The hearing in Trenton was far less raucous than public forums on the “One Newark” plan that have been held in Newark over the last several months. Hundreds of activists and others have turned out to express strong opposition to the blueprint for the city’s schools, which are run by the state. Yesterday, no more than a few dozen people were on hand.
Nonetheless, the politics were clear, as the hearing turned out to be pretty one-sided affair against the “One Newark” plan, as both state Department of Education representatives and the state-appointed superintendent of Newark’s schools, Cami Anderson, declined invitations to attend.
Instead, the only testimony came from those opposed to the Anderson’s plan, including the Newark Teachers Union and the state’s largest teachers union, the NJEA, which called Anderson’s plan for layoffs a potential harbinger for school districts statewide.
The committee’s longstanding co-chair, state Sen. Ronald Rice Sr. (D-Essex), said the panel hoped Christie administration officials and Anderson would attend future hearings.
Who was invited and who deferred was its own topic of discussion. The state Department of Education staff declined, Rice said, due to the imminent change of leadership from outgoing state commissioner Chris Cerf to his appointed successor, David Hespe.
Newark’s response was more complicated. The committee contended its invitation was sent three weeks ago, with no response. But Anderson’s staff said she already had a previous engagement at a conference on early childhood education.
Anderson’s spokesman, Matthew Frankel, yesterday stood by the explanation, but also called the makeup of the witnesses “suspect” and clearly stacked against Anderson.
Rice said afterward that he hoped the crossed signals would be sorted out for future hearings, of which he said there would be several.
“We’ll invite Cami again, and we’ll hope she comes,” he said.
He acknowledged the witnesses yesterday were mostly people and groups critical of “One Newark,” in large part because they are the ones raising concerns.
“That’s why we had wanted her to come before the committee,” he said of Anderson.

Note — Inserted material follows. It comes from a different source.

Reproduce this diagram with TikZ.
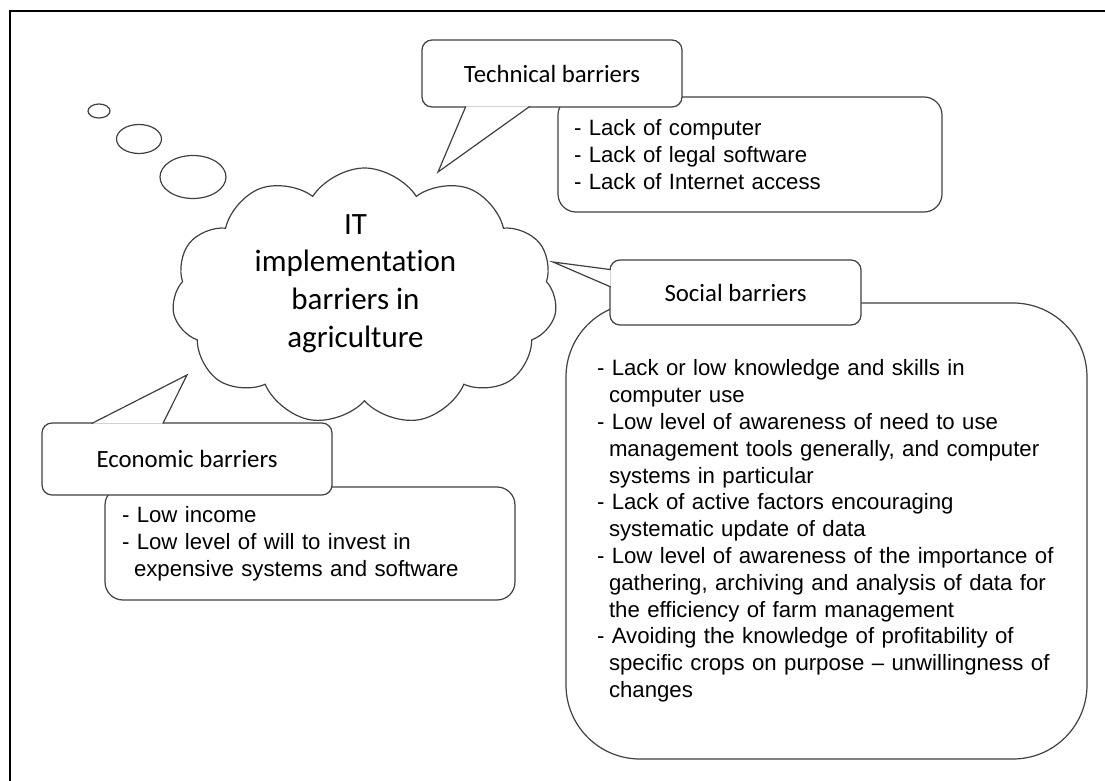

The testimony was, nonetheless, hardly brief. Among those speaking was Antoinette Baskerville-Richardson, the president of the local advisory committee that has been clashing with Anderson, and the officers of the Newark Teachers Union, which has protested the layoff plans.
Baskerville-Richardson called for the committee to press the Christie administration to remove Anderson, but that’s a power the committee does not hold.
But there did appear some sentiment on the panel to at least press the administration to be more forthcoming. A motion was presented to ask the full Legislature to grant the committee subpoena power to compel Anderson to testify, more a symbolic act than legal one.
The committee balked at a final vote on the motion until its full membership could be on hand, but even Republicans said they wished the Christie administration and Anderson were more transparent.
“This is a story we hear so often,” said state Assemblyman David Wolfe, (R-Ocean) of the administration’s failure to come before the committee. “This is not only very frustrating, but an affront to us as legislators.”
‘There is a reason when we ask people to come before us," he said. "We want answers.”